Heavy Duty Macaroon Carrier

Australia is viewed by the rest of the world as a rugged country. Not, perhaps in Sydney during Mardi Gras, but for the most part we are seen as croc wrestlers and outback types. Most of us accept this for what it is hype – and just go about our daily lives mowing lawns and doing overtime at theĀ bottle shop. I do mine on the buying side of the counter…

But for the car manufacturers, the myth and legend must have had a strong appeal. We have seen, in my lifetime on the road, such bizarrities as fake Kubelwagens, corgi-like Jeep copies, and a Japanese 4WD that only drove on 2 of those W’s and was so narrow it would fall over in a breeze.

The car in this report is the BMC Mini Moke. Originally designed as a military vehicle along the likes of a Jeep, it had nether the ground clearance nor the drive train to succeed. It might have made an admirable deck tug for British aircraft carriers when they had them, but the thought of it going through eastern European mud is hilarious. I think it would bottom out on a snail.
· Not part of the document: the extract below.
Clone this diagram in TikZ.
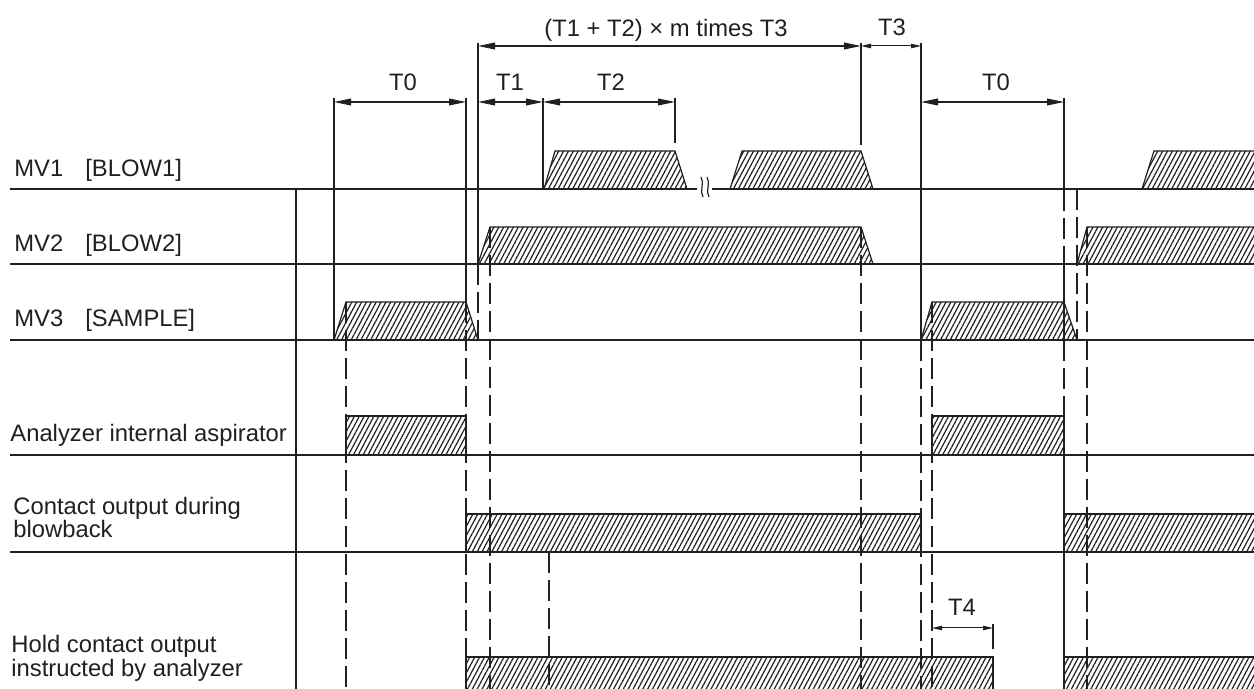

nevertheless, It could be made and sold in great quantities to the colonies as a utility vehicle. As long as you did not have to cross a railway track at speed, it was admirable.

This example seems to have been modified with dual rear axles – to what purpose I cannot say. The drive is still in the front, clawing along like a Mini Minor. The owner has done a wonderful job of it and I envy him the tray space back there. If this is a vehicle that travels over tarmacs at the airports with tools and parts in the back housings, it is perfectly suited. I cannot tell you what might be in the flat drawers, but spanners, postage stamps, or macaroons come to mind.

The office in the front is immaculate, and you have to admire the wood-rimmed wheel. It looks a fun car to drive in fine weather. I’ll bet it has returned every bit of enjoyment that the owner anticipated when he bought it – and I’ll bet he could sell it for the same price right now.